紫外全固态激光器在激光技术方面具有重要的应用，其发展受到非线性光学晶体的限制。目前商业化的非线性光学晶体材料的综合性能无法满足紫外应用需求。发展同时具有短紫外吸收边，较大倍频系数和适中双折射率的新型紫外非线性光学晶体材料至关重要。研究团队前期已在氟化硼酸盐体系中获得系列性能优异的新非线性光学晶体材料，证明该体系能够满足“带隙-非线性光学系数-双折射率”平衡关系。针对发展新型紫外全固态激光器的迫切需求，本项目以氟化硼酸盐非线性光学晶体为研究对象，系统开展新晶体的机理研究、晶体生长和激光性能评估。本项目实施拟提供一种新型紫外非线性光学晶体（倍频效应>1KDP@1064nm；双折射率>0.07@532nm），加工高质量的晶体器件（3mm×3mm×6mm，平面度< λ/2@633nm，表面光洁度>20/10S/D），实现紫外激光倍频输出，进一步推动紫外全固态激光器光源的发展。

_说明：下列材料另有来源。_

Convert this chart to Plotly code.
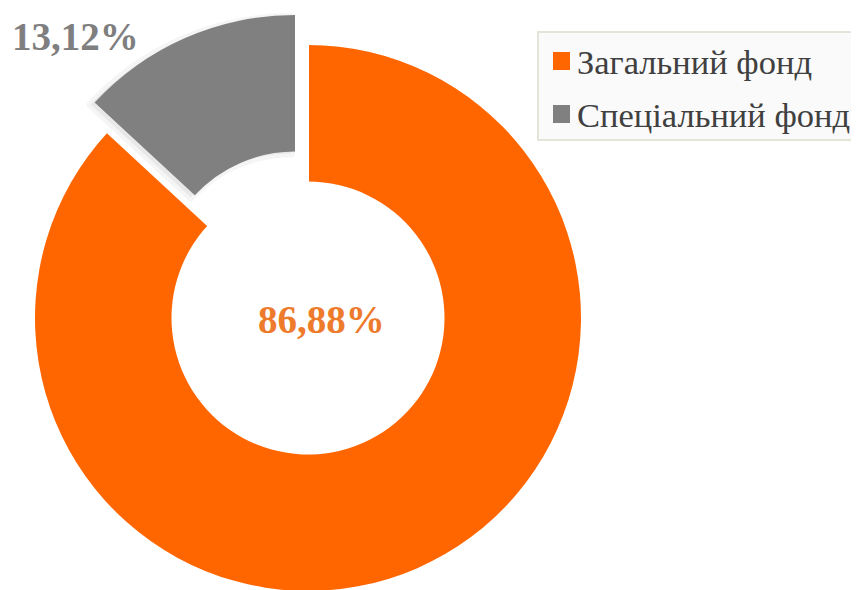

All solid state ultraviolet (UV) laser source stimulates great research interests because of its wide range of applications in advanced photonic technologies. Such UV light generation in solid-state lasers largely depends on the performance of nonlinear optical (NLO) materials. However, commercial available NLO materials cannot satisfy the need of UV laser application. Therefore, it is important to develop new UV NLO materials that possess short UV absorption edge, large NLO coefficient, and suitable birefringence. Our research group has obtained many new NLO materials with excellent NLO properties in fluorooxoborate system and found that crystals in this system would be ideal candidates that balance the “bandgap-NLO coefficient- birefringence” relationship. In this project, in order to develop new UV laser, our research team (lead by Xinjiang Technical Institute of Physics & Chemistry. CAS, and together with Tianjin University of Technology and Academy of Opto-Electronics, CAS) will carry out the design, synthesis, and evaluation of new UV NLO crystals based on fluoroborates system. This project aims at providing a new UV NLO crystal (SHG response >1 × KDP@1064 nm, and birefringence >0.07@532 nm) and crystal devices with high quality (3mm×3mm×6mm，flatness < λ/2 @ 633 nm, surface fineness > 20/10 S/D), realizing frequency-doubled UV laser output, and further accelerating the development of UV laser source.